The UK Food Standards Agency (FSA) is to introduce a new “risk management framework” that could result in some businesses facing fewer, or even no inspections.

The regulator will use a range of indicators and data in order to determine the risk presented by a business. Some of these will come from regulatory areas beyond food to help the FSA “judge the behaviour and culture within the business and the impact this may have on food safety compliance”.

For some businesses, the FSA predicts the risk will be “so low that they do not merit inspection”. Those at the other end of the scale, however, should prepare for inspections that are “more intrusive and rigorous than they have experienced until now”.

The framework is part of the FSA’s new approach to enforcing food laws. The agency’s chairman Heather Hancock has previously referred to this as “right touch” regulation, but critics have suggested the changes amount to self-regulation for UK food businesses.

Take note: the FSA hasn’t changed the actual regulations that specify what food businesses are required to do; rather it’s a new way to “deliver regulatory assurance”.

The FSA said the new system will see standards improve in risky businesses and cut the administrative burden for those that demonstrate they are compliant with food law.

Hancock said: “We want to improve relationships with industry, bring a more commercially astute understanding onto our regulatory decisions, and above all ensure that the stringent and robust standards we set help food businesses fulfill their responsibility to produce food that is safe and what it says it is.”

The plans are given “extra momentum” as the UK leaves the EU, she explained – “a step that will adjust patterns of food production, trade and consumption. We need a modern, flexible and responsive regulatory system. It is important that we act now, rather than wait for the system to falter, risking damaging consequences for public health and for trust in food.”

Research by the FSA has shown that just 47% of consumers trust the people that produced their food. Brexit has fuelled concerns that food laws will be relaxed once the UK leaves the EU. There are also fears that some new trade deals could result in the market being flooded with cheap, poor quality food.

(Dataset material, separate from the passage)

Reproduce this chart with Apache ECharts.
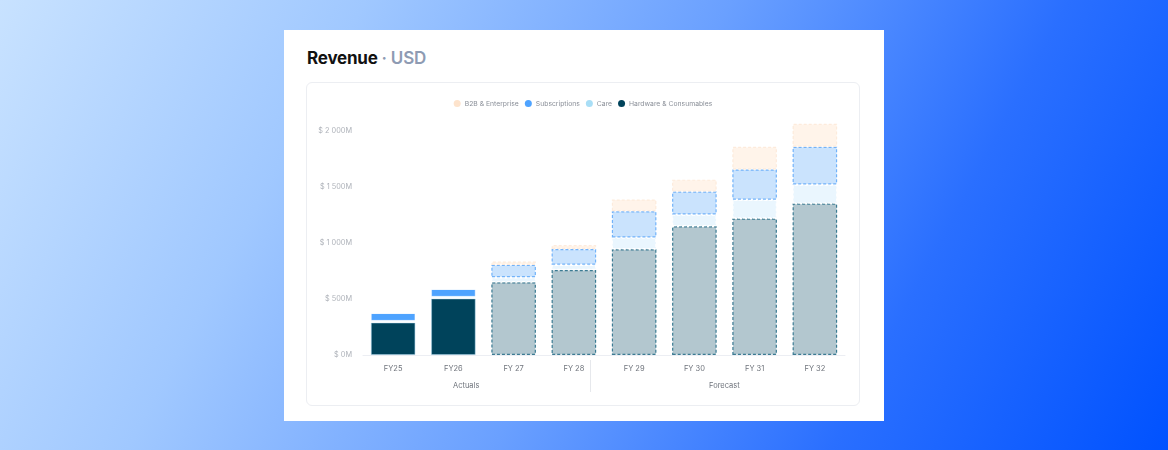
<!DOCTYPE html>
<html>
<head>
    <meta charset="utf-8">
    <title>Revenue · USD</title>
    <script src="https://cdn.jsdelivr.net/npm/echarts@6/dist/echarts.min.js"></script>
    <style>
        html, body { margin: 0; padding: 0; }
        body {
            width: 1168px; height: 450px; overflow: hidden; position: relative;
            background: linear-gradient(118deg, #c8e2ff 0%, #a0c8ff 26%, #6aa0ff 52%, #2a6fff 76%, #0052ff 100%);
            font-family: Inter, "Noto Sans", sans-serif;
        }
        .card { position: absolute; left: 284px; top: 30px; width: 600px; height: 391px; background: #fff; }
        .title { position: absolute; left: 23px; top: 18px; font-size: 17px; font-weight: 700; color: #111; letter-spacing: -0.2px; }
        .title span { color: #8e9bb3; font-weight: 600; }
        .inner {
            position: absolute; left: 22px; top: 52px; width: 554px; height: 324px;
            border: 1px solid #eceef2; border-radius: 6px; box-sizing: border-box;
        }
        #main { width: 100%; height: 100%; }
    </style>
</head>
<body>
<div class="card">
    <div class="title">Revenue <span>· USD</span></div>
    <div class="inner"><div id="main"></div></div>
</div>
<script type="text/javascript">
    // 数据（单位：百万美元）
    var categories = ['FY25', 'FY26', 'FY 27', 'FY 28', 'FY 29', 'FY 30', 'FY 31', 'FY 32'];
    var hardware = [290, 505, 650, 760, 945, 1150, 1220, 1353];
    var care = [15, 15, 45, 47, 105, 105, 168, 170];
    var subscriptions = [70, 70, 110, 140, 235, 205, 270, 338];
    var b2b = [0, 0, 30, 35, 105, 107, 202, 205];
    var yTicks = [0, 500, 1000, 1500, 2000];
    var forecastFrom = 2; // FY 27 起为预测

    var myChart = echarts.init(document.getElementById('main'));

    // 实际值实心，预测值浅色 + 虚线边框
    function buildData(values, solid, light) {
        return values.map(function (v, i) {
            if (i < forecastFrom) {
                return { value: v, itemStyle: { color: solid.color, borderColor: solid.border, borderWidth: 1 } };
            }
            return {
                value: v,
                itemStyle: {
                    color: light.color,
                    borderColor: light.border,
                    borderWidth: 1.2,
                    borderType: [3, 2]
                }
            };
        });
    }

    function makeSeries(name, values, solid, light) {
        return {
            name: name,
            type: 'bar',
            stack: 'rev',
            barWidth: '74%',
            color: solid.color,
            emphasis: { disabled: true },
            data: buildData(values, solid, light)
        };
    }

    var option = {
        animation: false,
        textStyle: { fontFamily: 'Inter, "Noto Sans", sans-serif' },
        legend: {
            top: 12,
            left: 'center',
            icon: 'circle',
            itemWidth: 7,
            itemHeight: 7,
            itemGap: 6,
            textStyle: { fontSize: 6.8, color: '#8a8f98', padding: [0, 0, 0, -1] },
            data: ['B2B & Enterprise', 'Subscriptions', 'Care', 'Hardware & Consumables']
        },
        grid: { left: 56, right: 14, top: 37, bottom: 50 },
        xAxis: {
            type: 'category',
            data: categories,
            axisTick: { show: false },
            axisLine: { lineStyle: { color: '#eceef3', width: 1 } },
            axisLabel: { fontSize: 7.5, color: '#6f747c', margin: 10 }
        },
        yAxis: {
            type: 'value',
            min: 0,
            max: 2100,
            interval: 500,
            splitLine: { show: false },
            axisLabel: {
                fontSize: 7.3,
                color: '#aeb2b9',
                margin: 11,
                showMaxLabel: false,
                formatter: function (v) {
                    if (yTicks.indexOf(v) < 0) return '';
                    return '$ ' + String(v).replace(/\B(?=(\d{3})+(?!\d))/g, ' ') + 'M';
                }
            }
        },
        series: [
            makeSeries('Hardware & Consumables', hardware,
                { color: '#00435b', border: 'rgba(150,200,225,0.5)' },
                { color: '#b3c7cf', border: '#3b7b93' }),
            makeSeries('Care', care,
                { color: '#a9def6', border: '#ffffff' },
                { color: '#eaf6fe', border: '#ffffff' }),
            makeSeries('Subscriptions', subscriptions,
                { color: '#4ea3ff', border: 'rgba(255,255,255,0.4)' },
                { color: '#cae3fd', border: '#72b3fa' }),
            makeSeries('B2B & Enterprise', b2b,
                { color: '#fde3cc', border: '#ffffff' },
                { color: '#fff4ea', border: '#fdebdc' })
        ],
        graphic: [
            { type: 'text', left: 146, top: 299, style: { text: 'Actuals', fontSize: 7.5, fill: '#6f747c', fontFamily: 'Inter' } },
            { type: 'text', left: 402, top: 299, style: { text: 'Forecast', fontSize: 7.5, fill: '#6f747c', fontFamily: 'Inter' } },
            { type: 'line', shape: { x1: 283.5, y1: 277, x2: 283.5, y2: 309 }, style: { stroke: '#e6e8ec', lineWidth: 1 } }
        ]
    };

    myChart.setOption(option);
</script>
</body>
</html>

Last week, the UK food and farming secretary, Michael Gove, attempted to play these down. He said the UK would not enter a race to the bottom to win new trading relationships. However, Gove has also suggested that food will become cheaper post-Brexit even if standards are raised.

Food policy experts recently warned the UK was facing a future of “less safe and nutritious foods”. The paper, published on July 17 by the Science Policy Research Unit at the University of Sussex, noted how the FSA’s budget has been severely cut in recent years.

“The UK enters ‘Food Brexit’ with the FSA seriously weakened, just when it will be needed even more because Food Brexit means leaving the many EU institutions that help to protect food safety and public health,” the authors noted. “There are good grounds not simply for maintaining food standards in and after Food Brexit but for raising them. Who is championing this inside Whitehall? So far, no-one is doing so.”

On July 13, the UK government published its EU (withdrawal) bill, which will aim to transpose thousands of EU laws and directives into British law. However, big questions remain (for example, will the UK work with the European Food safety Authority?) and much can change as the bill passes through parliament.